# What will my golden look like?



## cwag (Apr 25, 2017)

Here's Rukie at 7 weeks and at 1.5 in my signature picture. Looking at the parents is probably as big a clue as the puppy pictures. Your puppy is very cute and I'm sure to your family he will be the best looking Golden Retriever ever!


----------



## nolefan (Nov 6, 2009)

Well, he will be adorable  Probably about the same color as his ears. If you ask the breeder she can probably tell you if he favors one of his parents a lot or is more of a combination of them. Sometimes if you look on k9data.com there are photos of dogs in the pedigree and close relatives and you can see photos. It's fun to see family resemblance in dogs. Just like people, some have stronger resemblance than others, but it's there if you look closely. Do you have a pedigree for him?


----------



## LJack (Aug 10, 2012)

Probably a ton like his mom. Hunt/Field pedigrees are pretty prepotent for that look.
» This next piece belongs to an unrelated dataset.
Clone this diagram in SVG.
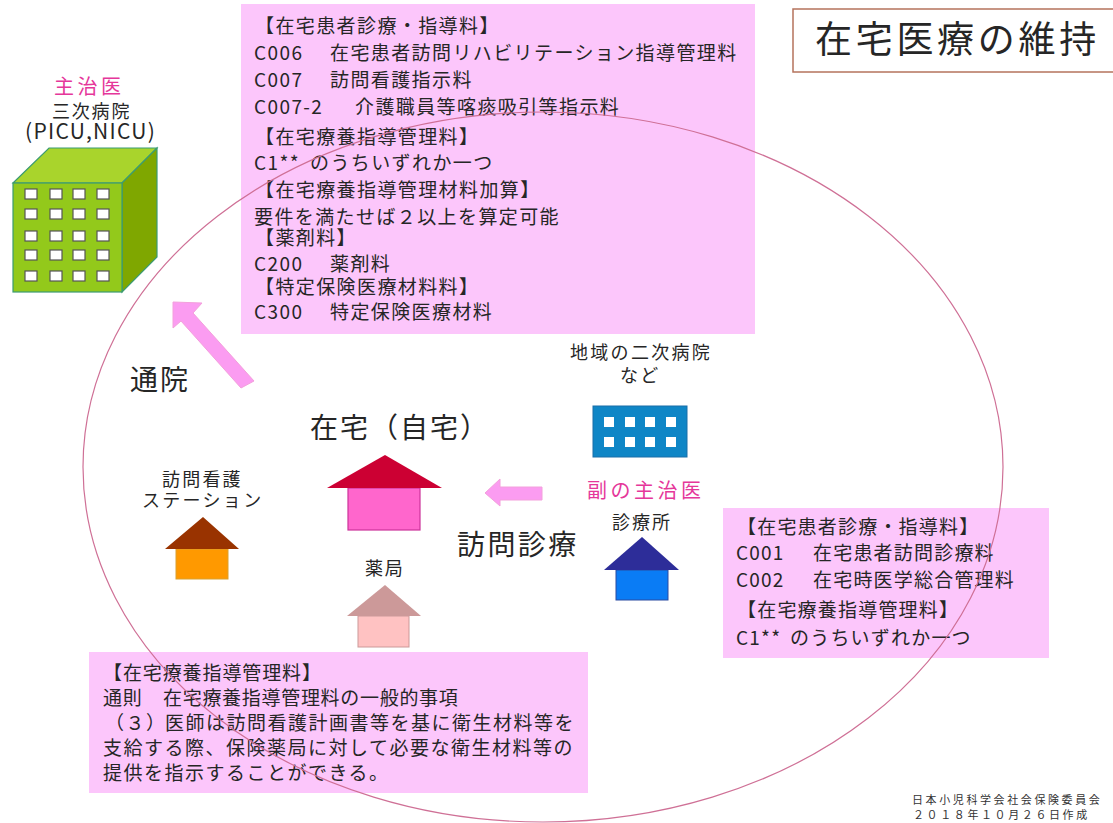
<svg xmlns="http://www.w3.org/2000/svg" width="1113" height="823" viewBox="0 0 1113 823">
<style>
text{font-family:"Noto Sans CJK JP","Noto Sans",sans-serif;fill:#262626;font-weight:400}
.b{fill:#fcc6fb}
.m{font-size:19px;letter-spacing:1.4px}
.r{font-size:19px;letter-spacing:1.2px}
.l{font-size:19px;letter-spacing:1.5px}
.big{font-size:28px;letter-spacing:2px}
.pk{fill:#e5379a;font-size:20px;letter-spacing:3.5px}
.w{fill:#fff;stroke:#555;stroke-width:1.2}
.bw{fill:#fff}
.arrow{fill:#fb9cf1;stroke:#f3a0dc;stroke-width:1}
.foot{font-size:11px;letter-spacing:2.6px;fill:#333}
</style>
<rect width="1113" height="823" fill="#fff"/>
<g id="title"><rect x="793" y="9" width="330" height="63" fill="#fff" stroke="#b5735c" stroke-width="1.5"/><text x="815" y="53" style="font-size:37px;letter-spacing:3.7px">在宅医療の維持</text></g>
<g id="hospital-main">
<text class="pk" x="54" y="94">主治医</text>
<text x="52" y="118" style="font-size:18px;letter-spacing:1.8px">三次病院</text>
<text x="25" y="139" style="font-size:21px;letter-spacing:1.3px">(PICU,NICU)</text>
<polygon points="13,183 49,148 157,148 122,183" fill="#a9d42c" stroke="#3b9b72" stroke-width="1.2"/>
<polygon points="122,183 157,148 157,257 122,292" fill="#7fa700" stroke="#3b9b72" stroke-width="1.2"/>
<rect x="13" y="183" width="109" height="109" fill="#93c91b" stroke="#3b9b72" stroke-width="1.2"/>
<g>
<rect class="w" x="25" y="189" width="12" height="10"/><rect class="w" x="50" y="189" width="12" height="10"/><rect class="w" x="73" y="189" width="12" height="10"/><rect class="w" x="97" y="189" width="12" height="10"/>
<rect class="w" x="25" y="209" width="12" height="10"/><rect class="w" x="50" y="209" width="12" height="10"/><rect class="w" x="73" y="209" width="12" height="10"/><rect class="w" x="97" y="209" width="12" height="10"/>
<rect class="w" x="25" y="231" width="12" height="10"/><rect class="w" x="50" y="231" width="12" height="10"/><rect class="w" x="73" y="231" width="12" height="10"/><rect class="w" x="97" y="231" width="12" height="10"/>
<rect class="w" x="25" y="250" width="12" height="10"/><rect class="w" x="50" y="250" width="12" height="10"/><rect class="w" x="73" y="250" width="12" height="10"/><rect class="w" x="97" y="250" width="12" height="10"/>
<rect class="w" x="25" y="271" width="12" height="10"/><rect class="w" x="50" y="271" width="12" height="10"/><rect class="w" x="73" y="271" width="12" height="10"/><rect class="w" x="97" y="271" width="12" height="10"/>
</g>
</g>
<g id="box-top">
<rect class="b" x="241" y="4" width="514" height="330"/>
<g class="m">
<text x="255" y="33">【在宅患者診療・指導料】</text>
<text x="254" y="60">C006<tspan x="330">在宅患者訪問リハビリテーション指導管理料</tspan></text>
<text x="254" y="87">C007<tspan x="330">訪問看護指示料</tspan></text>
<text x="254" y="114">C007-2<tspan x="355">介護職員等喀痰吸引等指示料</tspan></text>
<text x="255" y="144">【在宅療養指導管理料】</text>
<text x="254" y="170">C1**<tspan x="310">のうちいずれか一つ</tspan></text>
<text x="255" y="197">【在宅療養指導管理材料加算】</text>
<text x="254" y="224">要件を満たせば２以上を算定可能</text>
<text x="255" y="245">【薬剤料】</text>
<text x="254" y="271">C200<tspan x="330">薬剤料</tspan></text>
<text x="255" y="294">【特定保険医療材料料】</text>
<text x="254" y="319">C300<tspan x="330">特定保険医療材料</tspan></text>
</g>
</g>
<g id="label-tsuin"><text class="big" x="130" y="390">通院</text></g>
<g id="home">
<text x="310" y="438" style="font-size:28px;letter-spacing:2px">在宅（自宅）</text>
<rect x="348" y="488" width="72" height="42" fill="#ff66cc" stroke="#cc3399" stroke-width="1.2"/>
<polygon points="327,488 385,455 442,488" fill="#cc0033"/>
</g>
<g id="nurse-station">
<text x="162" y="486" style="font-size:18px;letter-spacing:2.2px">訪問看護</text>
<text x="142" y="507" style="font-size:18px;letter-spacing:2.3px">ステーション</text>
<rect x="176" y="549" width="52" height="30" fill="#ff9900" stroke="#d9a030" stroke-width="1"/>
<polygon points="165,549 203,517 239,549" fill="#993300"/>
</g>
<g id="pharmacy">
<text x="365" y="575" style="font-size:18px;letter-spacing:1.8px">薬局</text>
<rect x="358" y="616" width="51" height="31" fill="#ffc2c2" stroke="#cc9999" stroke-width="1"/>
<polygon points="347,616 385,585 421,616" fill="#cc9999"/>
</g>
<g id="label-homon"><text class="big" x="457" y="555" style="letter-spacing:2.4px">訪問診療</text></g>
<g id="hospital-sub">
<text x="570" y="359" style="font-size:18px;letter-spacing:2.3px">地域の二次病院</text>
<text x="620" y="382" style="font-size:18px;letter-spacing:2.3px">など</text>
<rect x="593" y="406" width="94" height="51" fill="#0f86c6" stroke="#1a6ea8" stroke-width="1"/>
<rect class="bw" x="604" y="417" width="10" height="10"/><rect class="bw" x="625" y="417" width="10" height="10"/><rect class="bw" x="645" y="417" width="10" height="10"/><rect class="bw" x="666" y="417" width="10" height="10"/>
<rect class="bw" x="604" y="437" width="10" height="10"/><rect class="bw" x="625" y="437" width="10" height="10"/><rect class="bw" x="645" y="437" width="10" height="10"/><rect class="bw" x="666" y="437" width="10" height="10"/>
</g>
<g id="clinic">
<text class="pk" x="587" y="498">副の主治医</text>
<text x="612" y="529" style="font-size:18px;letter-spacing:2px">診療所</text>
<rect x="616" y="570" width="52" height="30" fill="#0a7cf5" stroke="#2a4aa0" stroke-width="1"/>
<polygon points="604,570 642,537 679,570" fill="#2d2d99"/>
</g>
<g id="box-right">
<rect class="b" x="723" y="508" width="326" height="150"/>
<g class="r">
<text x="737" y="534">【在宅患者診療・指導料】</text>
<text x="736" y="560">C001<tspan x="813">在宅患者訪問診療料</tspan></text>
<text x="736" y="587">C002<tspan x="813">在宅時医学総合管理料</tspan></text>
<text x="737" y="617">【在宅療養指導管理料】</text>
<text x="736" y="645">C1**<tspan x="790">のうちいずれか一つ</tspan></text>
</g>
</g>
<g id="box-bottom">
<rect class="b" x="89" y="652" width="499" height="141"/>
<g class="l">
<text x="103" y="680" style="letter-spacing:.9px">【在宅療養指導管理料】</text>
<text x="103" y="705" style="letter-spacing:.7px">通則<tspan x="163">在宅療養指導管理料の一般的事項</tspan></text>
<text x="105" y="730">（３）<tspan x="165">医師は訪問看護計画書等を基に衛生材料等を</tspan></text>
<text x="103" y="755">支給する際、保険薬局に対して必要な衛生材料等の</text>
<text x="103" y="780">提供を指示することができる。</text>
</g>
</g>
<g id="footer">
<text class="foot" x="912" y="804">日本小児科学会社会保険委員会</text>
<text class="foot" x="913" y="819">２０１８年１０月２６日作成</text>
</g>
<g id="connectors">
<ellipse cx="543" cy="467" rx="460" ry="355" fill="none" stroke="#cf7096" stroke-width="1.2"/>
<polygon class="arrow" points="173,302 202,303 193,313 254,381 241,388 181,321 173,328"/>
<polygon class="arrow" points="485,493 500,479 500,487 542,487 542,500 500,500 500,506"/>
</g>
</svg>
He may get more coat but I still think he will look much more like his mom.


----------



## Jmcarp83 (May 4, 2018)

Hard to say. But I have two with the same parents and one looks identical to mom. The other identical to dad. It’s uncanny.


----------



## Maggie'sVoice (Apr 4, 2018)

At that age they all tend to have a round head. Just look at the sire and that should give you a pretty good idea but you should have a pretty good idea by 5-6 months what he's going to look like. Females have less bone and generally a smaller head then males. Though you can still get more of a blocky head with females (not as much as males) like my girl Maggie in my sig picture. Not like a male but still a good strong head for a female. I am more of a fan of this look compared to a more pointier face.


----------